REQUIRED WORK: Set the listing down again in full, word for word, with the pictures left out.
===== DATA
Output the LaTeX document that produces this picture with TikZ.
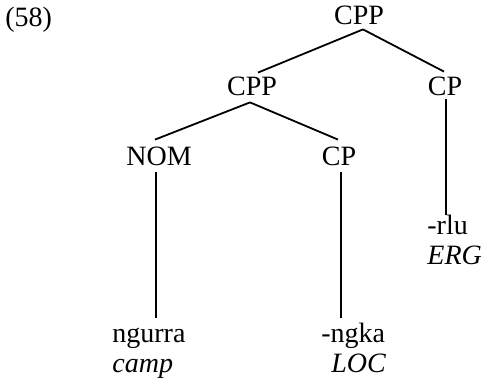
\documentclass[tikz,border=0pt]{standalone}
\usepackage{fontspec}
\setmainfont{Liberation Serif}
\usetikzlibrary{calc}
\begin{document}
\begin{tikzpicture}[x=0.5pt,y=-0.5pt,
  lbl/.style={inner sep=0pt, text height=9pt, text depth=0pt, font=\fontsize{14}{16}\selectfont},
  edge/.style={line width=0.9pt}]
\useasboundingbox (0,0) rectangle (484,384);
% labels
\node[lbl, anchor=base west] (ex) at (5,27) {(58)};
\node[lbl, anchor=base] (cpp0) at (359,25) {CPP};
\node[lbl, anchor=base] (cpp1) at (252,96) {CPP};
\node[lbl, anchor=base] (cp2) at (445,96) {CP};
\node[lbl, anchor=base] (nom) at (159,166) {NOM};
\node[lbl, anchor=base] (cp3) at (339,166) {CP};
\node[lbl, anchor=base west] (ngurra) at (112,343) {ngurra};
\node[lbl, anchor=base west] (camp) at (112,373) {\itshape camp};
\node[lbl, anchor=base west] (ngka) at (321,343) {-ngka};
\node[lbl, anchor=base west] (loc) at (331,373) {\itshape LOC};
\node[lbl, anchor=base west] (rlu) at (427,235) {-rlu};
\node[lbl, anchor=base west] (erg) at (427,265) {\itshape ERG};
% branches
\draw[edge] ($(cpp0.south)+(4,4)$) -- ($(cpp1.north)+(6,-5)$);
\draw[edge] ($(cpp0.south)+(4,4)$) -- ($(cp2.north)+(-1,-6)$);
\draw[edge] ($(cpp1.south)+(-2,6)$) -- ($(nom.north)+(-4,-8)$);
\draw[edge] ($(cpp1.south)+(-2,6)$) -- ($(cp3.north)+(-1,-8)$);
\draw[edge] ($(nom.south)+(-3,6)$) -- ($(nom.south|-ngurra.north)+(-3,-7)$);
\draw[edge] ($(cp3.south)+(2,6)$) -- ($(cp3.south|-ngka.north)+(2,-7)$);
\draw[edge] ($(cp2.south)+(1,3)$) -- ($(cp2.south|-rlu.north)+(1,-2)$);
\end{tikzpicture}
\end{document}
==========
WRITTEN SOLUTION:
Output the LaTeX document that produces this picture with TikZ.
\documentclass[tikz,border=0pt]{standalone}
\usepackage{fontspec}
\setmainfont{Liberation Serif}
\usetikzlibrary{calc}
\begin{document}
\begin{tikzpicture}[x=0.5pt,y=-0.5pt,
  lbl/.style={inner sep=0pt, text height=9pt, text depth=0pt, font=\fontsize{14}{16}\selectfont},
  edge/.style={line width=0.9pt}]
\useasboundingbox (0,0) rectangle (484,384);
% labels
\node[lbl, anchor=base west] (ex) at (5,27) {(58)};
\node[lbl, anchor=base] (cpp0) at (359,25) {CPP};
\node[lbl, anchor=base] (cpp1) at (252,96) {CPP};
\node[lbl, anchor=base] (cp2) at (445,96) {CP};
\node[lbl, anchor=base] (nom) at (159,166) {NOM};
\node[lbl, anchor=base] (cp3) at (339,166) {CP};
\node[lbl, anchor=base west] (ngurra) at (112,343) {ngurra};
\node[lbl, anchor=base west] (camp) at (112,373) {\itshape camp};
\node[lbl, anchor=base west] (ngka) at (321,343) {-ngka};
\node[lbl, anchor=base west] (loc) at (331,373) {\itshape LOC};
\node[lbl, anchor=base west] (rlu) at (427,235) {-rlu};
\node[lbl, anchor=base west] (erg) at (427,265) {\itshape ERG};
% branches
\draw[edge] ($(cpp0.south)+(4,4)$) -- ($(cpp1.north)+(6,-5)$);
\draw[edge] ($(cpp0.south)+(4,4)$) -- ($(cp2.north)+(-1,-6)$);
\draw[edge] ($(cpp1.south)+(-2,6)$) -- ($(nom.north)+(-4,-8)$);
\draw[edge] ($(cpp1.south)+(-2,6)$) -- ($(cp3.north)+(-1,-8)$);
\draw[edge] ($(nom.south)+(-3,6)$) -- ($(nom.south|-ngurra.north)+(-3,-7)$);
\draw[edge] ($(cp3.south)+(2,6)$) -- ($(cp3.south|-ngka.north)+(2,-7)$);
\draw[edge] ($(cp2.south)+(1,3)$) -- ($(cp2.south|-rlu.north)+(1,-2)$);
\end{tikzpicture}
\end{document}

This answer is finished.